Tuesday, 15 July 2008

Postconsumerism 2

What kind of tipping point will 2008 be?

With the seismic shifts of the credit crunch and escalating oil prices hitting us just as public concerns for the environment reach an all time high, 2008 is beginning to be seen as a crunch year heralding in fundamental social changes. I was wondering if 2008 will have anything in common with earlier tipping point years and what we should do in response.

Will 2008 be 1929 again? The Wall Street crash was the most devastating economic crisis in the history of the US, triggering the Great Depression, mass unemployment and a decade of decline across the world’s industrial nations. If this is what we’re in for get your cash out of the banks before they collapse.

Will 2008 be ’45 again? Britain came out the war on the winning side but skint. A decade of austerity followed. People grew their food, made do with what they had and wasted nothing. We came out of it with the Welfare State. Get your name down for an allotment.

Will 2008 be ’73 again? The OPEC oil crisis led to increasing price of petrol and the (temporary) end of the big American car. In Britain, escalating cost of living intensified industrial strife over the following decade. Power cuts, strikes and 3 day weeks defined the 70’s. Buy some candles.

Will 2008 be ’98 again? For months the media whipped up fears of a recession but it turned out to be a storm in a tea cup. The economy kept going and was ultimately buoyed by the dotcom boom. Stop reading the papers.

Or will 2008 be nothing like any of the above yet just a little like all of them? People trade down to more eco-friendly cars not only for environmental reasons but because petrol is just too expensive; people start growing their own food because food prices skyrocket; people stop betting everything on the housing market because the banks can’t afford to give anyone a mortgage so there is little growth in value; and then the banks start offering better saving rates because they need to raise capital and so people achieve a healthy level of personal savings.

OK, making forecasts like this is just asking for it but here’s one that seems likely: the big cultural debate of the next decade will be between the advocates of sustainable living in the broadest sense and those who still encourage conspicuous consumption.




Anonymous said...

I think you're probably right about it being consumerism vs sustainability. But I think the important places to watch are China and India. It's how they handle the oncoming crisis which will be important not what us relatively well-off developed nations think. It's how they choose to develop industry, housing and consumerism which will dictate the world's future. Look to the East - a new industrial revolution is coming. And it will affect us all.

Anonymous said...

I've just read that the Co-op have bought Somerfield for £1.57bn - I hope they know what they're letting themselves in for when we all start growing our own fruit and veg.

Anonymous said...

I was watching TV the other night and saw a loan ad from Lloyds TSB. They were actually encouraging people to borrow money to go on holiday - Excuse me?! In the current climate is that really what they should be out there talking how - how incredibly cynical.

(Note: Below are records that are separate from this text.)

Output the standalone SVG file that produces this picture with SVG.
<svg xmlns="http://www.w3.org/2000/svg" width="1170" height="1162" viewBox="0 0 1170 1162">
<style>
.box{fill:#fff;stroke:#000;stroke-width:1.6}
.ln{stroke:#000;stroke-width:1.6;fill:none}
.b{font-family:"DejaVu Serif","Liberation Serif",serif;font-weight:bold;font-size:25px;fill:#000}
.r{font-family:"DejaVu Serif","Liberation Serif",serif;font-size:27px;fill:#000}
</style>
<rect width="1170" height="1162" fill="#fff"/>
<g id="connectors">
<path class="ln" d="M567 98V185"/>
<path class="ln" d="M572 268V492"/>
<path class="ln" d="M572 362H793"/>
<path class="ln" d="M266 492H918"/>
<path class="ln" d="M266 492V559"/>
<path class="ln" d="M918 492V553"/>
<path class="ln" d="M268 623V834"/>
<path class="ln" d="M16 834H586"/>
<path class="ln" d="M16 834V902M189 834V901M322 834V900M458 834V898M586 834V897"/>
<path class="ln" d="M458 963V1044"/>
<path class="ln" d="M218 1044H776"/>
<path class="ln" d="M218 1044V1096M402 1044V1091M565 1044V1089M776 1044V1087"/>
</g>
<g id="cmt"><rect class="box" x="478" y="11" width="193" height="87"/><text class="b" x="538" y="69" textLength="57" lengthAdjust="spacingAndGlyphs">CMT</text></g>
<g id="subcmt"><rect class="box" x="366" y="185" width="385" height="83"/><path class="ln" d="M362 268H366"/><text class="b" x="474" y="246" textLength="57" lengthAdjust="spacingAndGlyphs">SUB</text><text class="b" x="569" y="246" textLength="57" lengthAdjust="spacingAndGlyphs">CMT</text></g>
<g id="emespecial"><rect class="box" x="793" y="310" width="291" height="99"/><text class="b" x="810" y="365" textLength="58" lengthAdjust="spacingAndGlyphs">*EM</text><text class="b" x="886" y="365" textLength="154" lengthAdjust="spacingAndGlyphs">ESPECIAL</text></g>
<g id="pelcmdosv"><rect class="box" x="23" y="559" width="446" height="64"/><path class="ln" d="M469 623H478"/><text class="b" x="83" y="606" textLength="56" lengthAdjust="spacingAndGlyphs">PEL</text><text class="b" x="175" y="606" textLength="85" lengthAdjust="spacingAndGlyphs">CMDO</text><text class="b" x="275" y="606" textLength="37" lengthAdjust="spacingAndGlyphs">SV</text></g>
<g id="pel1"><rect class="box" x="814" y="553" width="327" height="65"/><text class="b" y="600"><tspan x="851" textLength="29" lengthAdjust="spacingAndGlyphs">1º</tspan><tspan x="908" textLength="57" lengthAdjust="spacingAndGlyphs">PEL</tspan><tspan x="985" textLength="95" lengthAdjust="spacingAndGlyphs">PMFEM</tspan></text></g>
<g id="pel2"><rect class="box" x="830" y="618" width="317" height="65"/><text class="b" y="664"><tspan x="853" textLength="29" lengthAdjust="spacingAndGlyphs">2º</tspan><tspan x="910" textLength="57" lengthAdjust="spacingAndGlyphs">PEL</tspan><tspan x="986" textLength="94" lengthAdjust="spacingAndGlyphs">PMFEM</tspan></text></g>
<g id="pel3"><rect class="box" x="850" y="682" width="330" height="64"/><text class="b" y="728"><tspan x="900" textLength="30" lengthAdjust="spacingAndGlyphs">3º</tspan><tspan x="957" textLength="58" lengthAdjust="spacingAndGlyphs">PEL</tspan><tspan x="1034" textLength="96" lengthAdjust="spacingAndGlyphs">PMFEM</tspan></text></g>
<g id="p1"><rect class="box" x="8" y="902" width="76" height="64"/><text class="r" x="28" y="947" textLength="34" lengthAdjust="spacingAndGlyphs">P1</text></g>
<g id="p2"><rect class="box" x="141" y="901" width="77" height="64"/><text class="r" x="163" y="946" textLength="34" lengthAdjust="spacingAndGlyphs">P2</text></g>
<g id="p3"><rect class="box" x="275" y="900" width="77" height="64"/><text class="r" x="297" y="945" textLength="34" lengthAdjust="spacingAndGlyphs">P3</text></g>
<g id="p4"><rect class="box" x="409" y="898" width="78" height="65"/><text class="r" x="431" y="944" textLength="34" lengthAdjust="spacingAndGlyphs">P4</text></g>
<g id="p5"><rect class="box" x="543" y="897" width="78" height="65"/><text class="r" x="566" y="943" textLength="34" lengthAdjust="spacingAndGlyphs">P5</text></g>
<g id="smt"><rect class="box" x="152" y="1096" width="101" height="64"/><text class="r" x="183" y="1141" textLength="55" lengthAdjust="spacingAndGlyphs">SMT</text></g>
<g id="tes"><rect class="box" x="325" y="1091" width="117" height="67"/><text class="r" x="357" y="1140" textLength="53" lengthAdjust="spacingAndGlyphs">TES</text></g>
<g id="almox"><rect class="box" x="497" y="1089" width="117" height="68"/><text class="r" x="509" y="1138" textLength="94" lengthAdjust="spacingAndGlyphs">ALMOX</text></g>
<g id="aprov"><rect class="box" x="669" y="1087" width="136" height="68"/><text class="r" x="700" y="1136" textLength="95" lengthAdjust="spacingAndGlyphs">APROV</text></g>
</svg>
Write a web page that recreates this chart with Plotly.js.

Yes of course, the banks need to keep earning money from loans - more than ever, in some ways I suppose. But surely what they should be doing, outwardly, is encouraging people to be more responsible and save (another, let's say safer revenue stream for them) - surely the ease at which people borrow to go on holiday etc (as opposed to saving up) is reflective of the profligacy that has got us into the mess we're in. Back to the ad, if Barclays were going out with this advertising, I probably wouldn't be annoyed as I'd expect it from them, but only a few weeks ago the Lloyds TSB marketing director was saying how his brand is the "responsible grown up voice - that understands the situation its customers are in". Really? is that why you are trying to get them more into debt?

This points to the huge challenge that faces us. What we really need to be doing is reassessing our lives - realising that we have been living frivolously and wastefully for the last couple of decades and we need to start taking responsibility again and living within our means. Unfortunately, extravagance, and living outside of our means, has become so ingrained in our behaviour, and brands are still all to happy to encourage to this and make money from it, that one wonders if we can turn ourselves around. One wonders just how bad it needs to get, before people wisen up, and before brands start re-evaluating how they earn money from us.